> [Exercise]:
Each line below should be retyped exactly, with no pictures.

# # # # # # #

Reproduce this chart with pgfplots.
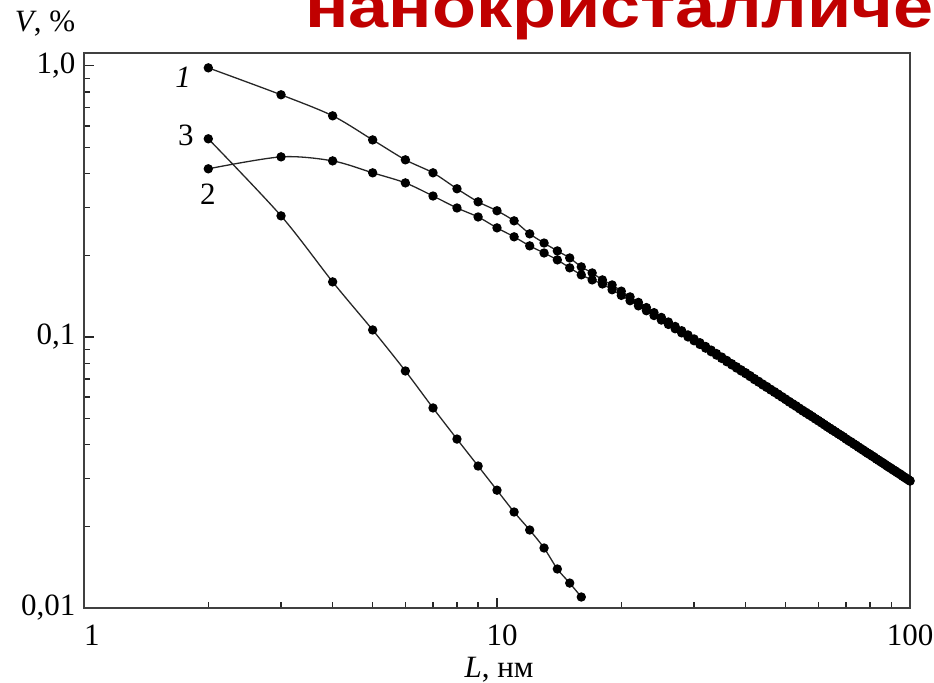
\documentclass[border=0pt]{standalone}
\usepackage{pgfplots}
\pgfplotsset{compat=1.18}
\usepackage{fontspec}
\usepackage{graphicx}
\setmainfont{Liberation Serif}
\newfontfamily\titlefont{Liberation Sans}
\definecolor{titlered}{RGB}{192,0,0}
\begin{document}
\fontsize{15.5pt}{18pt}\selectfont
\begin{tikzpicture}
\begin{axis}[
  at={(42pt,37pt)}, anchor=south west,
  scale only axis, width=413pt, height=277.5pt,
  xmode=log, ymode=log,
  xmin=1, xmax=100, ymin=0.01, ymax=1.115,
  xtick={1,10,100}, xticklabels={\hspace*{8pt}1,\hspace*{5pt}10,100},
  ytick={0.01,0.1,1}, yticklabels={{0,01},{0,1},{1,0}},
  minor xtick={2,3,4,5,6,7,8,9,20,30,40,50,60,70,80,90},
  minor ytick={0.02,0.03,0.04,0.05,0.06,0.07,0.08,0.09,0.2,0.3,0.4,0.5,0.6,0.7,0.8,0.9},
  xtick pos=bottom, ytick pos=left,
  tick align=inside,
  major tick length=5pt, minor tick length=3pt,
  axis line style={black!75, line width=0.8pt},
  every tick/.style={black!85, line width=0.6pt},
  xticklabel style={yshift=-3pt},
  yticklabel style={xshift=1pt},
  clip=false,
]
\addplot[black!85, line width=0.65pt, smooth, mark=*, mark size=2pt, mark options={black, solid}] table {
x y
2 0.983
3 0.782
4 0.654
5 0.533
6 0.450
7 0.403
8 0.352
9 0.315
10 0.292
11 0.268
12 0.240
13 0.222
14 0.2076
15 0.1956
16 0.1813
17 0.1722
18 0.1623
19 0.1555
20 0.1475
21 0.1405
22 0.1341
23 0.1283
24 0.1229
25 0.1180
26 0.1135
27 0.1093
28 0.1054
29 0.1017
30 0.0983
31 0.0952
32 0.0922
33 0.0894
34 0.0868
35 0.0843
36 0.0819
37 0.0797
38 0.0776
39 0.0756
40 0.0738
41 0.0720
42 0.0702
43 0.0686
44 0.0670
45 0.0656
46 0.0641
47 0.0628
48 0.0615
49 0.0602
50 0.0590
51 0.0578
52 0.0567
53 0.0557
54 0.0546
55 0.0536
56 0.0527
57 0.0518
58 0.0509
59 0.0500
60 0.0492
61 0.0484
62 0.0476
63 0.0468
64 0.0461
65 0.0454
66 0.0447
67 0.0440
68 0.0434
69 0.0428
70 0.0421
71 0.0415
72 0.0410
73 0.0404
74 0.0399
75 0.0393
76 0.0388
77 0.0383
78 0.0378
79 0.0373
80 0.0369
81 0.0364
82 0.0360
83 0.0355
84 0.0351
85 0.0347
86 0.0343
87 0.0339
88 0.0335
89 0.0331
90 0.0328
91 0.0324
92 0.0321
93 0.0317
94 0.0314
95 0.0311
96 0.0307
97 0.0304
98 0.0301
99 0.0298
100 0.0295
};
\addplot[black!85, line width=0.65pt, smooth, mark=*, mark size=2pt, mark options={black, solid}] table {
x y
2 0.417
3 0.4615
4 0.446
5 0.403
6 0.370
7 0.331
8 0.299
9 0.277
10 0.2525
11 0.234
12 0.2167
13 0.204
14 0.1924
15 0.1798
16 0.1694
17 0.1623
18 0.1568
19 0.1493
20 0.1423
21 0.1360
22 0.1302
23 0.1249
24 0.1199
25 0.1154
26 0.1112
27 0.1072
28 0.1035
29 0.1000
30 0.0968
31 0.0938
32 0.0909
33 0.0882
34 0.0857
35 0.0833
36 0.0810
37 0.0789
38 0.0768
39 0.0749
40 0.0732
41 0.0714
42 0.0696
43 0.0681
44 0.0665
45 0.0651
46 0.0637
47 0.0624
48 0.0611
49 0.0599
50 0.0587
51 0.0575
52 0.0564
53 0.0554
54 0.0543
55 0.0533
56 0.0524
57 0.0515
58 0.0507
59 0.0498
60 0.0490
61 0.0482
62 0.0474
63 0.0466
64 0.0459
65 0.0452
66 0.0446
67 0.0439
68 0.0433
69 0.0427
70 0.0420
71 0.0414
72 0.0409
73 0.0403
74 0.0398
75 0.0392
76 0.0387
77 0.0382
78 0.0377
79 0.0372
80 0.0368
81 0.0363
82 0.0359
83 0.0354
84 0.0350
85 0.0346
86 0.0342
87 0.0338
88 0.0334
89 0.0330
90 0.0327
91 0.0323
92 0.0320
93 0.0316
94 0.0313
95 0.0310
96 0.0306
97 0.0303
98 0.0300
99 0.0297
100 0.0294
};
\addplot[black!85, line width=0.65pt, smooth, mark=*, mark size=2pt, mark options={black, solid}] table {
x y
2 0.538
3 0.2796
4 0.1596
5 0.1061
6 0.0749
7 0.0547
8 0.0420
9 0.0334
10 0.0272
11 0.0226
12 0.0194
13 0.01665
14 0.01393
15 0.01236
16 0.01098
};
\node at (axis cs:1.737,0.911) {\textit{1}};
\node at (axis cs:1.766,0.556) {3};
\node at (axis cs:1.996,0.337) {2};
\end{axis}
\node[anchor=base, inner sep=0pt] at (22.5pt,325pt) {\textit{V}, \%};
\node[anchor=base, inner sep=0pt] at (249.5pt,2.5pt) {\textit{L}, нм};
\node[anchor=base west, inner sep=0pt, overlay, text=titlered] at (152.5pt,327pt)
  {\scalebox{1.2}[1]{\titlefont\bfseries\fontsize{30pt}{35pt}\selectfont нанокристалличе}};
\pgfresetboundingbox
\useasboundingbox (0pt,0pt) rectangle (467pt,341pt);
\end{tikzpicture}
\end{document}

# # # # # # #

> [Result below]:
Reproduce this chart with pgfplots.
\documentclass[border=0pt]{standalone}
\usepackage{pgfplots}
\pgfplotsset{compat=1.18}
\usepackage{fontspec}
\usepackage{graphicx}
\setmainfont{Liberation Serif}
\newfontfamily\titlefont{Liberation Sans}
\definecolor{titlered}{RGB}{192,0,0}
\begin{document}
\fontsize{15.5pt}{18pt}\selectfont
\begin{tikzpicture}
\begin{axis}[
  at={(42pt,37pt)}, anchor=south west,
  scale only axis, width=413pt, height=277.5pt,
  xmode=log, ymode=log,
  xmin=1, xmax=100, ymin=0.01, ymax=1.115,
  xtick={1,10,100}, xticklabels={\hspace*{8pt}1,\hspace*{5pt}10,100},
  ytick={0.01,0.1,1}, yticklabels={{0,01},{0,1},{1,0}},
  minor xtick={2,3,4,5,6,7,8,9,20,30,40,50,60,70,80,90},
  minor ytick={0.02,0.03,0.04,0.05,0.06,0.07,0.08,0.09,0.2,0.3,0.4,0.5,0.6,0.7,0.8,0.9},
  xtick pos=bottom, ytick pos=left,
  tick align=inside,
  major tick length=5pt, minor tick length=3pt,
  axis line style={black!75, line width=0.8pt},
  every tick/.style={black!85, line width=0.6pt},
  xticklabel style={yshift=-3pt},
  yticklabel style={xshift=1pt},
  clip=false,
]
\addplot[black!85, line width=0.65pt, smooth, mark=*, mark size=2pt, mark options={black, solid}] table {
x y
2 0.983
3 0.782
4 0.654
5 0.533
6 0.450
7 0.403
8 0.352
9 0.315
10 0.292
11 0.268
12 0.240
13 0.222
14 0.2076
15 0.1956
16 0.1813
17 0.1722
18 0.1623
19 0.1555
20 0.1475
21 0.1405
22 0.1341
23 0.1283
24 0.1229
25 0.1180
26 0.1135
27 0.1093
28 0.1054
29 0.1017
30 0.0983
31 0.0952
32 0.0922
33 0.0894
34 0.0868
35 0.0843
36 0.0819
37 0.0797
38 0.0776
39 0.0756
40 0.0738
41 0.0720
42 0.0702
43 0.0686
44 0.0670
45 0.0656
46 0.0641
47 0.0628
48 0.0615
49 0.0602
50 0.0590
51 0.0578
52 0.0567
53 0.0557
54 0.0546
55 0.0536
56 0.0527
57 0.0518
58 0.0509
59 0.0500
60 0.0492
61 0.0484
62 0.0476
63 0.0468
64 0.0461
65 0.0454
66 0.0447
67 0.0440
68 0.0434
69 0.0428
70 0.0421
71 0.0415
72 0.0410
73 0.0404
74 0.0399
75 0.0393
76 0.0388
77 0.0383
78 0.0378
79 0.0373
80 0.0369
81 0.0364
82 0.0360
83 0.0355
84 0.0351
85 0.0347
86 0.0343
87 0.0339
88 0.0335
89 0.0331
90 0.0328
91 0.0324
92 0.0321
93 0.0317
94 0.0314
95 0.0311
96 0.0307
97 0.0304
98 0.0301
99 0.0298
100 0.0295
};
\addplot[black!85, line width=0.65pt, smooth, mark=*, mark size=2pt, mark options={black, solid}] table {
x y
2 0.417
3 0.4615
4 0.446
5 0.403
6 0.370
7 0.331
8 0.299
9 0.277
10 0.2525
11 0.234
12 0.2167
13 0.204
14 0.1924
15 0.1798
16 0.1694
17 0.1623
18 0.1568
19 0.1493
20 0.1423
21 0.1360
22 0.1302
23 0.1249
24 0.1199
25 0.1154
26 0.1112
27 0.1072
28 0.1035
29 0.1000
30 0.0968
31 0.0938
32 0.0909
33 0.0882
34 0.0857
35 0.0833
36 0.0810
37 0.0789
38 0.0768
39 0.0749
40 0.0732
41 0.0714
42 0.0696
43 0.0681
44 0.0665
45 0.0651
46 0.0637
47 0.0624
48 0.0611
49 0.0599
50 0.0587
51 0.0575
52 0.0564
53 0.0554
54 0.0543
55 0.0533
56 0.0524
57 0.0515
58 0.0507
59 0.0498
60 0.0490
61 0.0482
62 0.0474
63 0.0466
64 0.0459
65 0.0452
66 0.0446
67 0.0439
68 0.0433
69 0.0427
70 0.0420
71 0.0414
72 0.0409
73 0.0403
74 0.0398
75 0.0392
76 0.0387
77 0.0382
78 0.0377
79 0.0372
80 0.0368
81 0.0363
82 0.0359
83 0.0354
84 0.0350
85 0.0346
86 0.0342
87 0.0338
88 0.0334
89 0.0330
90 0.0327
91 0.0323
92 0.0320
93 0.0316
94 0.0313
95 0.0310
96 0.0306
97 0.0303
98 0.0300
99 0.0297
100 0.0294
};
\addplot[black!85, line width=0.65pt, smooth, mark=*, mark size=2pt, mark options={black, solid}] table {
x y
2 0.538
3 0.2796
4 0.1596
5 0.1061
6 0.0749
7 0.0547
8 0.0420
9 0.0334
10 0.0272
11 0.0226
12 0.0194
13 0.01665
14 0.01393
15 0.01236
16 0.01098
};
\node at (axis cs:1.737,0.911) {\textit{1}};
\node at (axis cs:1.766,0.556) {3};
\node at (axis cs:1.996,0.337) {2};
\end{axis}
\node[anchor=base, inner sep=0pt] at (22.5pt,325pt) {\textit{V}, \%};
\node[anchor=base, inner sep=0pt] at (249.5pt,2.5pt) {\textit{L}, нм};
\node[anchor=base west, inner sep=0pt, overlay, text=titlered] at (152.5pt,327pt)
  {\scalebox{1.2}[1]{\titlefont\bfseries\fontsize{30pt}{35pt}\selectfont нанокристалличе}};
\pgfresetboundingbox
\useasboundingbox (0pt,0pt) rectangle (467pt,341pt);
\end{tikzpicture}
\end{document}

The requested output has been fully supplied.